Line 63 to 70 now states that " A.schaalii recovered in this study grew on either routine aerobic urine culture plates (blood agar and chromogenic agar), from aerobic or anaerobic blood culture bottles or on wound culture workups with brucella blood agar and blood agar incubated under both aerobic and anaerobic conditions. Urine cultures in our lab are not incubated anaerobically. A.schaalii  are not strict anaerobes, they are facultative anaerobes that prefer anaerobic growth conditions but can grow slowly under aerobic conditions. The lack of anaerobic culture workup in urines likely contributes to under identification of this pathogen as a cause of UTI"

Line 253 to 256 now states that, "Future studies could incorporate and correlate these microbiological findings with the antibody serology against A. schaalii to explore the pathogenic role of this organism in abscesses. The role of A.schaali in mixed infections is not always clear. As seen in our study, it can be co-isolated along with known pathogens in many cases".
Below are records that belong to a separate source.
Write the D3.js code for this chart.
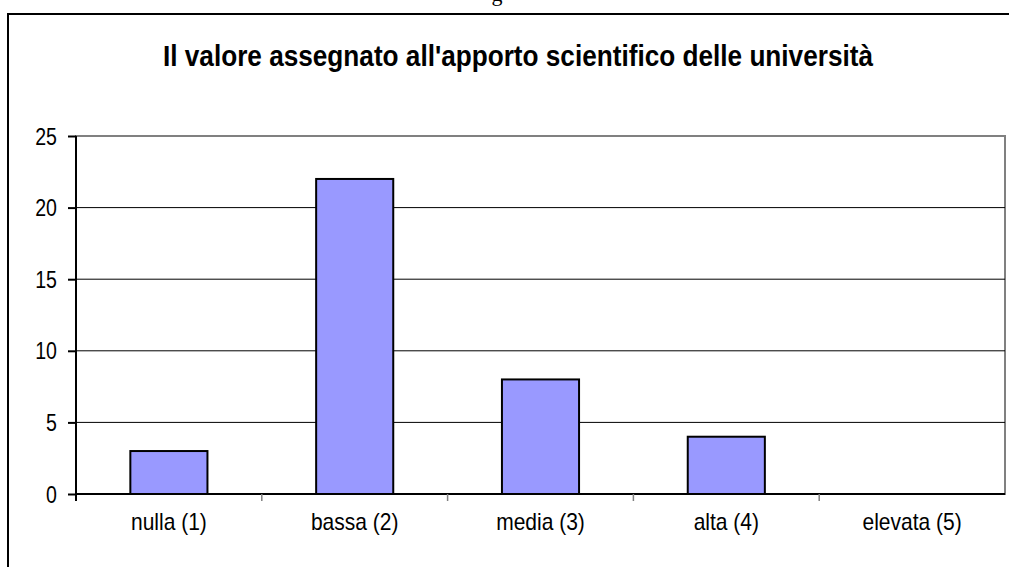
<!DOCTYPE html>
<html><head><meta charset="utf-8">
<script src="https://cdn.jsdelivr.net/npm/d3@7"></script>
<style>
html,body{margin:0;padding:0;background:#fff;}
svg{display:block;}
text{font-family:"Liberation Sans Narrow","Arial Narrow","Liberation Sans",Arial,sans-serif;fill:#000;}
</style></head>
<body>
<svg id="chart" width="1009" height="567"></svg>
<script>
const title = "Il valore assegnato all'apporto scientifico delle università";
const categories = ["nulla (1)", "bassa (2)", "media (3)", "alta (4)", "elevata (5)"];
const values = [3, 22, 8, 4, 0];
const yTicks = [0, 5, 10, 15, 20, 25];

(function () {
const svg = d3.select("#chart");
const W = 1009, H = 567;
const pL = 76, pR = 1005, pT = 136, pB = 494;

// emulate a narrow face by compressing each text horizontally
function narrow(sel, k) {
  sel.each(function () {
    const w = this.getComputedTextLength();
    d3.select(this).attr("textLength", w * k).attr("lengthAdjust", "spacingAndGlyphs");
  });
}

// stray cut-off text from the page above
svg.append("text").attr("x", 497).attr("y", 1).attr("text-anchor", "middle")
  .style("font-family", "'Liberation Serif','Times New Roman',serif").style("font-size", "22px").text("g");

// outer chart border
svg.append("rect").attr("x", 8).attr("y", 14).attr("width", W + 10).attr("height", H + 10)
  .attr("fill", "none").attr("stroke", "#000").attr("stroke-width", 2);

const x = d3.scaleBand().domain(categories).range([pL, pR]).paddingInner(0).paddingOuter(0);
const y = d3.scaleLinear().domain([0, 25]).range([pB, pT]);

// plot area border (gray)
svg.append("rect").attr("x", pL).attr("y", pT).attr("width", pR - pL).attr("height", pB - pT)
  .attr("fill", "none").attr("stroke", "#808080").attr("stroke-width", 2);

// gridlines
svg.append("g").selectAll("line").data(yTicks.filter(d => d > 0 && d < 25)).join("line")
  .attr("x1", pL).attr("x2", pR).attr("y1", d => y(d)).attr("y2", d => y(d))
  .attr("stroke", "#000").attr("stroke-width", 1);

// bars
const bw = x.bandwidth() * 0.415;
svg.append("g").selectAll("rect").data(values).join("rect")
  .attr("x", (d, i) => x(categories[i]) + (x.bandwidth() - bw) / 2)
  .attr("y", d => y(d))
  .attr("width", bw)
  .attr("height", d => y(0) - y(d))
  .attr("fill", "#9999ff").attr("stroke", "#000").attr("stroke-width", 2)
  .style("display", d => d > 0 ? null : "none");

// y axis
const yAxis = d3.axisLeft(y).tickValues(yTicks).tickSize(8).tickPadding(11);
const gy = svg.append("g").attr("transform", `translate(${pL},0)`).call(yAxis);
gy.select(".domain").attr("stroke", "#000").attr("stroke-width", 2).attr("d", `M0,${pT}V${pB + 7}`);
gy.selectAll(".tick line").attr("stroke", "#000").attr("stroke-width", 2);
gy.selectAll(".tick text").style("font-size", "23px").style("font-family", "'Liberation Sans',Arial,sans-serif")
  .attr("fill", "#000").attr("dy", "0.35em");
narrow(gy.selectAll(".tick text"), 0.85);

// x axis
const xAxis = d3.axisBottom(x).tickSize(0).tickPadding(19);
const gx = svg.append("g").attr("transform", `translate(0,${pB})`).call(xAxis);
gx.select(".domain").attr("stroke", "#000").attr("stroke-width", 2).attr("d", `M${pL},0H${pR}`);
gx.selectAll(".tick text").style("font-size", "24px").style("font-family", "'Liberation Sans',Arial,sans-serif").attr("fill", "#000");
narrow(gx.selectAll(".tick text"), 0.875);
// category separator ticks
gx.append("g").selectAll("line").data(categories.slice(1)).join("line")
  .attr("x1", d => x(d)).attr("x2", d => x(d)).attr("y1", 0).attr("y2", 7)
  .attr("stroke", "#808080").attr("stroke-width", 1.5);

// title
const t = svg.append("text").attr("x", 518).attr("y", 66).attr("text-anchor", "middle")
  .style("font-family", "'Liberation Sans',Arial,sans-serif")
  .style("font-size", "30px").style("font-weight", "bold").text(title);
t.attr("textLength", 710).attr("lengthAdjust", "spacingAndGlyphs");
})();
</script>
</body></html>
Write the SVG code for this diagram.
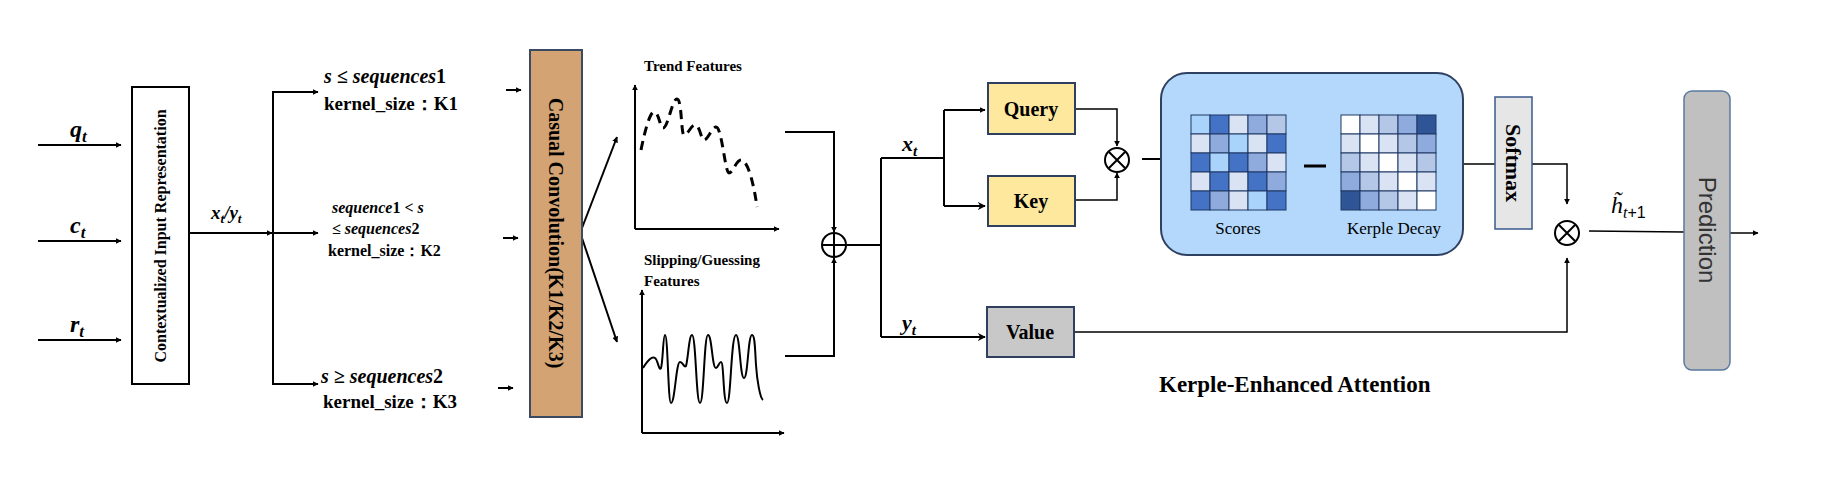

Table 2 shows the treatment strategy before microbiological investigations. The treatment strategy includes surgical options and empiric antimicrobials prior to microbial culture results. The alteration of the antimicrobials after microbiological investigations is shown in table 3

The results of the antimicrobial therapy would definitely be interesting but nearly all included papers did not provide this data.

line 265-269 has now been rephrased “It is a possibility that both these procedures could help A. schaalii to form cystitis and pyelonephritis at sites beyond its native residence or in severe cases disseminate via the bloodstream in cases of septic joint infections, urosepsis, and endocarditis. Although given the small sample size this finding needs to be considered with extreme caution.”